THE authorities are hoping to wind down massive emergency liquidity supports for Ireland's "continuing" banks by the end of the year, the Irish Independent has learned.
But sources say the crisis measures, known as Emergency Liquidity Assistance (ELA), may have to be used for years to come to deal with the legacy of Anglo Irish Bank and other 'terminating' institutions.
The ELA measures allow the Central Bank of Ireland to give cash to banks who've run out of high-quality assets that use as collateral to get funds from the European Central Bank (ECB).
ELA has been used by several countries before, but is typically only used for periods of days and weeks.
In Ireland, a massive ELA programme has been running for five months, and had reached €51bn by the end of 2010.
"ELA is by its very nature temporary, and the idea is that the Irish ELA should not continue in this way for too much longer," one source said.

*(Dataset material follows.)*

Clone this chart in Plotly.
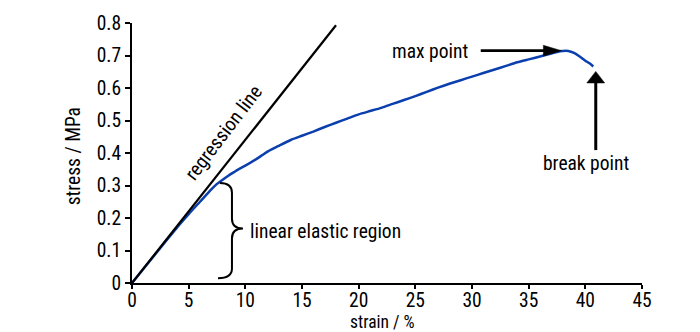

Authorities are hoping that the imminent restructuring in Irish banks will see a natural reduction in the levels of ELA required.
"Banks may have to sell assets to repay the ELA they've gotten, or they may be able to raise money in the markets again once they've been restructured," said one source.
"Continuing banks would not be on ELA for the long term."
Well-placed sources admitted, however, that ELA might be extended for a longer period for "terminating banks" such as Anglo Irish Bank, which is believed to be one of the biggest ELA borrowers. While the risk for the ELA scheme is borne by the Central Bank of Ireland (CBI) and the Irish taxpayer, the support has to be approved periodically by the ECB which provides the cash.